Spółka zaznacza, że już teraz produkcja energii w obu elektrowniach ma charakter szczytowy, a generowane przychody nie pokrywają kosztów produkcji i utrzymania. W 2024 r. straty w obu jednostkach wyniosły po kilkaset milionów złotych. PGE podkreśla, że kontynuacja działalności bloków węglowych wpłynęłaby na wzrost cen energii dla odbiorców końcowych.
Transformacja energetyczna: nowe inwestycje PGE
PGE zaznaczyła, że przestarzałe bloki węglowe są zastępowane nowoczesnymi elektrowniami gazowymi, tak jak w przypadku Dolnej Odry, gdzie w 2024 r. uruchomiono blok o mocy 1366 MW. Spółka realizuje również projekty dotyczące magazynów energii, które mają stabilizować dostawy prądu w regionach objętych transformacją energetyczną.

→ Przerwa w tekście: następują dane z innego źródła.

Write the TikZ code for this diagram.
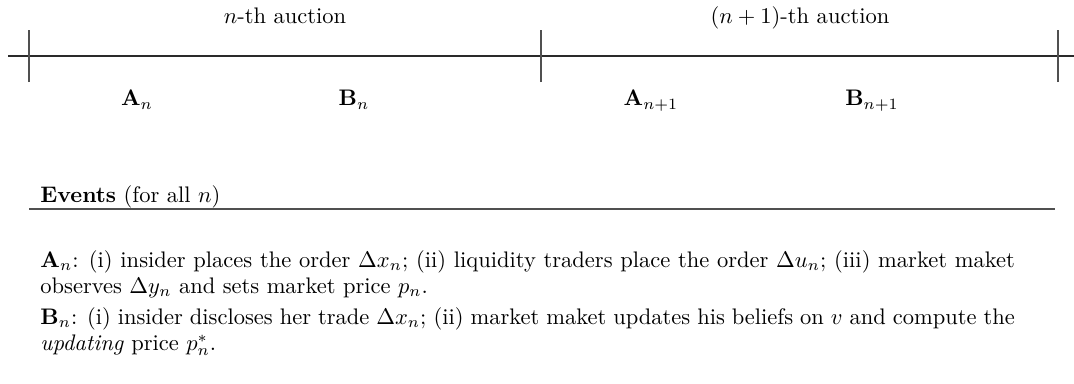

Programy osłonowe dla pracowników
W ramach umowy społecznej pracownicy likwidowanych bloków w Dolnej Odrze mają otrzymać odprawy wynoszące 3-krotność pensji oraz dodatkowe świadczenia w wysokości 27-krotności pensji. Przy średnim wynagrodzeniu na poziomie 13-14 tys. zł brutto, łączna wartość świadczeń dla jednego pracownika może przekraczać 400 tys. zł. PGE pracuje również nad programem dobrowolnych odejść dla osób niespełniających warunków zawartych w ustawie.
Przyszłość polskiej energetyki – balans między węglem a OZE
Protest związkowców wskazuje na głęboki konflikt dotyczący strategii energetycznej Polski. Z jednej strony rozwój OZE i inwestycje w technologie gazowe mają kluczowe znaczenie dla dekarbonizacji i bezpieczeństwa klimatycznego. Z drugiej strony ograniczenie źródeł konwencjonalnych budzi obawy o stabilność dostaw energii i wzrost kosztów dla odbiorców. Przyszłość polskiej energetyki będzie wymagać wypracowania kompromisu między modernizacją a zapewnieniem bezpieczeństwa energetycznego kraju.